Peter Schiff is back at it again. Based on recent price movements in the markets, he is saying that Bitcoin has proven itself not to be a safe haven asset.
The comments come after BTC traded down 7% on the same day that trading tensions escalated between China and the U.S., as well as global stock markets taking a tumble. Other assets deemed to be safe havens, such as the Japanese Yen, Swiss franc, and gold, all moved higher on this day.
This entire analysis is based on the hypothesis that Bitcoin’s price is negatively correlated to the global economy. In the past, we have seen residents of unstable countries (China and Venezuela, to name two) move their capital into Bitcoin in an attempt to preserve wealth.
Belief that this theory is the future of Bitcoin is what prompted quotes like this from Schiff:
“Since last Thursday Bitcoin has lost more value than any of the major stock market indexes, while gold and silver have gone up.”
Having long been a Bitcoin denier who constantly touts gold/silver over crypto, it has become Schiff’s modus operandi to make negative comments about Bitcoin whenever there are market movements. The one issue with this argument is the bias he must have from owning a company that helps facilitate the purchase of gold.
A New Paradigm
However, it is hard to deny that Bitcoin did drop yesterday when it theoretically shouldn’t have. But the theory is the problem. As some Twitter users pointed out, Bitcoin is an uncorrelated asset, not a negatively correlated one.
That means that price predictions for Bitcoin are that the price will continue to go up rather than the price will go up only if the global economy goes down. From many users perspective, the past decade and the coming decade are all the adoption phase for Bitcoin where the price will increase to its true value. After that, it will be a construct unto itself.

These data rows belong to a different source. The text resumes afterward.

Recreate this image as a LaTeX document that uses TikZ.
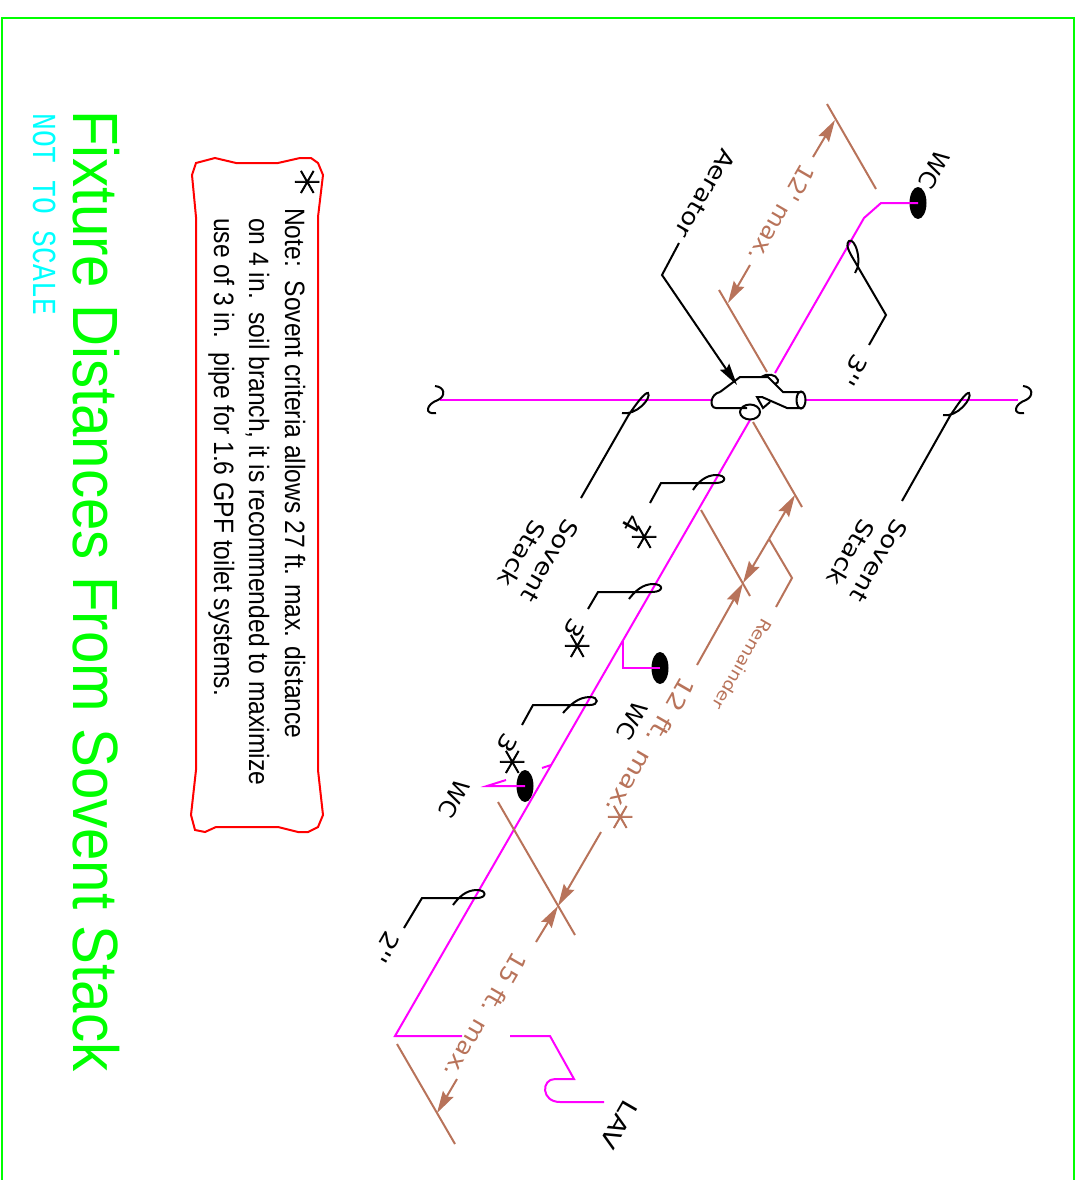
\documentclass[tikz,border=0pt]{standalone}
\usepackage{fontspec}
\setmainfont{Liberation Sans}
\newfontfamily\cadfont{DejaVu Sans}
\newfontfamily\scalefont{Liberation Mono}
\newfontfamily\starfont[FakeBold=1.5]{DejaVu Sans ExtraLight}
\usetikzlibrary{arrows.meta,shapes.geometric}
\definecolor{dimcolor}{rgb}{0.722, 0.451, 0.353}
\definecolor{pipecolor}{rgb}{1.000, 0.000, 1.000}
\definecolor{framecolor}{rgb}{0.000, 1.000, 0.000}
\definecolor{scalecolor}{rgb}{0.000, 1.000, 1.000}
\tikzset{
  pipeline/.style={draw=pipecolor,line width=2pt,line join=miter},
  leaderline/.style={draw=black,line width=2pt},
  dimline/.style={draw=dimcolor,line width=2pt},
  dimarrow/.style={dimline,-{Stealth[length=22pt,width=12pt,inset=3pt]}},
  wcoval/.style={draw=none,fill=black,shape=ellipse,minimum width=17pt,minimum height=32pt,inner sep=0pt},
  isolabel/.style={anchor=base west,inner sep=0pt,rotate=-120,xscale=1.2,font=\cadfont\fontsize{23}{30}\selectfont},
  starmark/.style={inner sep=0pt,rotate=-90,font=\starfont\fontsize{52}{52}\selectfont},
  noteline/.style={anchor=base west,inner sep=0pt,rotate=-90,xscale=0.88,font=\fontsize{28}{32}\selectfont}
}
\begin{document}
\begin{tikzpicture}[x=1pt,y=-1pt]
\useasboundingbox (0,0) rectangle (1082,1180);
% frame
\draw[framecolor,line width=2pt] (2,1180)--(2,18)--(1074,18)--(1074,1180);
% title
\node[anchor=base west,inner sep=0pt,rotate=-90,xscale=0.91,text=framecolor,font=\fontsize{64}{70}\selectfont] (title) at (73,110) {Fixture Distances From Sovent Stack};
\node[anchor=base west,inner sep=0pt,rotate=-90,yscale=1.2,text=scalecolor,font=\scalefont\fontsize{28}{30}\selectfont] (scale) at (33,113) {NOT TO SCALE};
% note box
\draw[red,line width=2pt] (196,163)--(215,158)--(236,163)--(278,163)--(300,158)--(311,158)--(318,163)--(323,175)--(318,217)--(318,770)--(323,815)--(318,827)--(308,832)--(298,832)--(278,827)--(216,827)--(205,832)--(195,830)--(191,815)--(196,770)--(196,217)--(192,175)--cycle;
\node[starmark] (notestar) at (305,182) {∗};
\node[noteline] (noteA) at (285,208) {Note:\ \ Sovent criteria allows 27 ft. max. distance};
\node[noteline] (noteB) at (249,218) {on 4 in.\ \ soil branch, it is recommended to maximize};
\node[noteline] (noteC) at (214,218) {use of 3 in.\ \ pipe for 1.6 GPF toilet systems.};
% water closets
\node[wcoval] (wcTop) at (918,203) {};
\node[wcoval] (wcMid) at (660,668) {};
\node[wcoval] (wcLow) at (525,786) {};
% pipes
\draw[pipeline] (440,400)--(712,400);
\draw[pipeline] (805,400)--(1018,400);
\draw[pipeline] (wcTop.center)--(881,203)--(864,218)--(775,373);
\draw[pipeline] (750,420)--(395,1036)--(462,1036);
\draw[pipeline] (510,1036)--(550,1036)--(574,1079)--(555,1079) .. controls (541,1079) and (541,1102) .. (560,1102)--(604,1102);
\draw[pipeline] (623,640)--(623,668)--(wcMid.center);
\draw[pipeline] (506,780)--(487,786)--(wcLow.center);
\draw[pipeline] (542,768)--(551,765);
% pipe breaks
\draw[leaderline] (435,386) .. controls (445,387) and (446,396) .. (438,400) .. controls (426,404) and (424,415) .. (436,413);
\draw[leaderline] (1023,386) .. controls (1033,387) and (1034,396) .. (1026,400) .. controls (1014,404) and (1012,415) .. (1024,413);
% aerator fitting
\draw[leaderline] (720,392) .. controls (710,394) and (709,408) .. (716,408)--(747,408);
\draw[leaderline] (720,392)--(740,377)--(768,377)--(783,392)--(802,392);
\draw[leaderline] (802,408)--(787,408)--(762,397)--(757,397)--(763,408)--(770,402);
\draw[leaderline] (801,400) ellipse (4.5 and 8.5);
\draw[leaderline] (750,412) ellipse (10 and 7.5);
\draw[leaderline] (761,377) .. controls (767,373) and (776,374) .. (778,380) .. controls (779,382) and (777,383) .. (775,384);
% leaders
\draw[leaderline,-{Stealth[length=22pt,width=11pt,inset=3pt]}] (679,243)--(662,275)--(737,385);
\draw[leaderline] (869,345)--(886,315)--(858,267) .. controls (852,256) and (844,246) .. (849,241) .. controls (855,237) and (863,262) .. (855,273);
\draw[leaderline] (581,498)--(628,416) .. controls (636,404) and (645,392) .. (648,393) .. controls (652,398) and (636,416) .. (622,413);
\draw[leaderline] (902,501)--(950,416) .. controls (958,404) and (966,392) .. (969,393) .. controls (973,398) and (957,418) .. (943,415);
\draw[leaderline] (650,503)--(661,483)--(716,483) .. controls (727,483) and (727,475) .. (716,475) .. controls (706,475) and (698,482) .. (693,490);
\draw[leaderline] (588,609)--(598,592)--(652,592) .. controls (664,592) and (664,584) .. (653,584) .. controls (643,584) and (635,591) .. (629,599);
\draw[leaderline] (522,725)--(533,705)--(590,705) .. controls (599,705) and (599,697) .. (590,697) .. controls (578,697) and (570,705) .. (563,713);
\draw[leaderline] (404,928)--(422,898)--(477,898) .. controls (487,898) and (487,890) .. (477,890) .. controls (466,890) and (459,897) .. (453,905);
% dimension lines
\draw[dimline] (827,104)--(876,189);
\draw[dimline] (719,290)--(767,372);
\draw[dimline] (753,422)--(802,507);
\draw[dimline] (701,510)--(750,596);
\draw[dimline] (498,802)--(575,935);
\draw[dimline] (397,1044)--(455,1144);
\draw[dimarrow] (813,157)--(835,120);
\draw[dimarrow] (750,265)--(728,303);
\draw[dimarrow] (769,539)--(795,495);
\draw[dimarrow] (769,539)--(743,583);
\draw[dimarrow] (697,665)--(743,583);
\draw[dimarrow] (601,832)--(558,906);
\draw[dimarrow] (536,942)--(558,906);
\draw[dimarrow] (457,1079)--(437,1113);
\draw[dimline] (769,539)--(792,578)--(776,607);
% dimension labels
\node[isolabel,text=dimcolor,xscale=0.9] (dimTop) at (802,162) {12' max.};
\node[isolabel,text=dimcolor] (dimMid) at (682,675) {12 ft. max.};
\node[starmark,text=dimcolor] (dimStar) at (618,817) {∗};
\node[isolabel,text=dimcolor,xscale=0.92] (dimLow) at (514,950) {15 ft. max.};
\node[isolabel,text=dimcolor,xscale=0.95,font=\cadfont\fontsize{16.5}{22}\selectfont] (remainder) at (763,617) {Remainder};
% labels
\node[isolabel,xscale=0.95] (aerator) at (723,147) {Aerator};
\node[isolabel,xscale=0.85] (wcTopText) at (937,148) {WC};
\node[isolabel,xscale=0.85] (wcMidText) at (635,699) {WC};
\node[isolabel,xscale=0.85] (wcLowText) at (457,777) {WC};
\node[isolabel] (lavText) at (625,1098) {LAV};
\node[isolabel,xscale=0.95] (soventA) at (566,517) {Sovent};
\node[isolabel,xscale=0.95] (stackA) at (533,518) {Stack};
\node[isolabel,xscale=0.95] (soventB) at (895,517) {Sovent};
\node[isolabel,xscale=0.95] (stackB) at (862,517) {Stack};
\node[isolabel] (sizeTop) at (855,352) {3''};
\node[isolabel] (sizeFour) at (630,512) {4};
\node[starmark] (starFour) at (642,537) {∗};
\node[isolabel] (sizeThree) at (572,616) {3};
\node[starmark] (starThree) at (575,646) {∗};
\node[isolabel] (sizeThreeLow) at (505,731) {3};
\node[starmark] (starThreeLow) at (510,762) {∗};
\node[isolabel] (sizeTwo) at (387,929) {2''};
\end{tikzpicture}
\end{document}
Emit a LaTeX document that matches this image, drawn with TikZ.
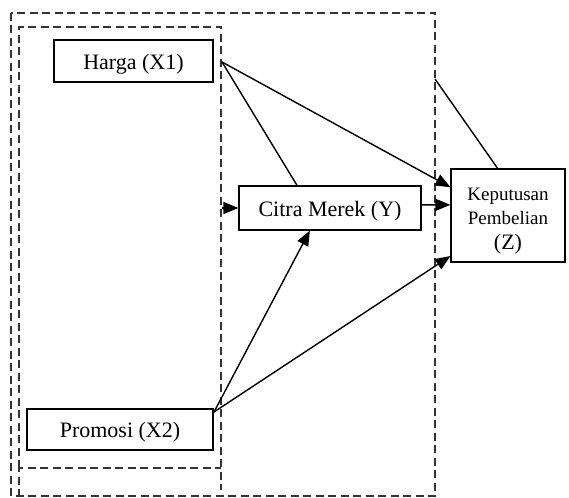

And as often happens on Twitter, user “Parabolic Trav” jibed to Schiff:
“If you try to fit it into the legacy financial analysis box, you’ll be rekt Which is what you are Pete!”
This is normal discourse for the platform, but does reflect an alternate take on how those who invest in Bitcoin see it. Rather than thinking of it as fitting into the paradigm that consists of stocks, bonds, commodities, and real estate, it should be viewed as a step to the side from those asset classes.
Mining for Security
One of the many reasons Bitcoin is seen as so important is because of its heightened security. It was just reported that Bitcoin miners had earned $14 billion securing the network. Along with the exorbitant cost for the electricity required to maintain Bitcoin, this seems like a steep price tag for a secure network.
However, as the hash rate has increased, it has become more difficult for any government or network to topple Bitcoin. This adds value to the network, since the coin can’t be compromised.
This type of security, an uncompromisable and impossible to counterfeit coin, is exactly what Peter Schiff doesn’t understand about Bitcoin, and why his analysis always seems so biased.